The Killing Habit: A Tom Thorne Novel
Review
The Killing Habit: A Tom Thorne Novel
THE KILLING HABIT is a book that you should linger over, but you won’t. Author Mark Billingham has provided us with yet another temptation for a one-sit reading featuring go-to character Tom Thorne and his always interesting supporting cast. He brings back Detective Inspector Nicola Tanner to provide a straight-laced, even-keeled counterpoint to Thorne’s seat-of-the-pants investigation, a plot point that makes the novel an even more addictive read than usual for the series.
Tanner, who is still emotionally reeling from the murder of her partner that took place in LOVE LIKE BLOOD, is investigating a killing that appears to be related to the popularity in London of a highly addictive new designer drug. Meanwhile, Thorne is tasked with looking into a series of cat mutilations that are occurring with increasing frequency. It’s not the type of thing with which he usually gets involved, but he starts to wonder if the feline murders are an interlude --- or perhaps a cooling down --- between killings of the hominid bipedal type. He asks Tanner for assistance while promising to help her with her own case. This he does, though it is Tanner who carries the larger 50% of the stick.
"Mark Billingham has provided us with yet another temptation for a one-sit reading featuring go-to character Tom Thorne and his always interesting supporting cast."
There is quite an intriguing mystery involving Thorne’s case, and you’ll be left guessing who is doing what while probably being wrong, wrong, wrong. As for Tanner’s case, the duo manages to turn an addict into cooperating, and though it doesn’t go quite right, it isn’t as bad as it could be, at least until the end of the novel.
A good deal of the book is devoted to Thorne’s personal and professional relationships.

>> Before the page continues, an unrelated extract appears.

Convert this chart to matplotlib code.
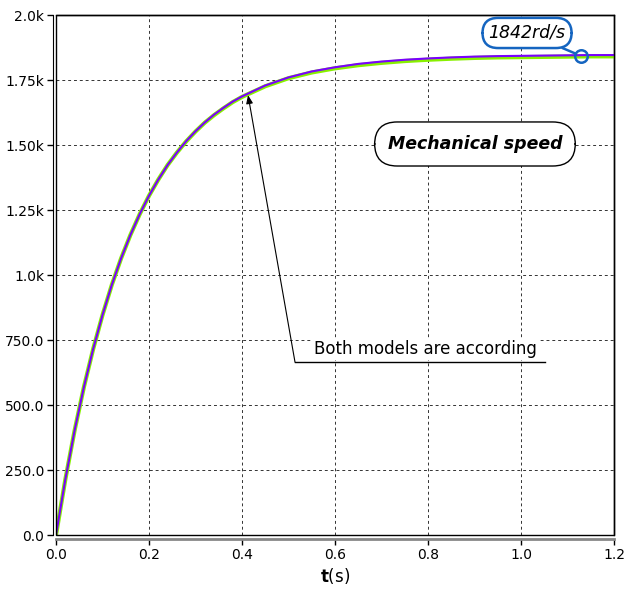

In fact, some of the best lines are provided by medical examiner Phil Hendricks, who also happens to be Thorne’s good friend. It is Hendricks who plays a brief but key role in the proceedings during the late stages of the story while giving him an opportunity to infuse some dry gallows humor into the proceedings. I so love when justice, or at least a reasonable facsimile thereof, is done. Billingham also raises some questions about using a protected witness to obtain a conviction against someone higher up on the food chain, even as he demonstrates that the best-laid plans can go awry more often than not.
THE KILLING HABIT isn’t necessarily my favorite Thorne book, but it is certainly one of them, which says something about this long-running series that is well into its second decade. Thorne doesn’t experience any major changes in this installment, but one can almost hear if not see the fault lines of his life sliding once again, and there are just enough threads left dangling to provide the entertaining grist for another story down the road. If you’re not already on board Billingham’s (almost) annual visit to Thorne’s world, you should jump on now.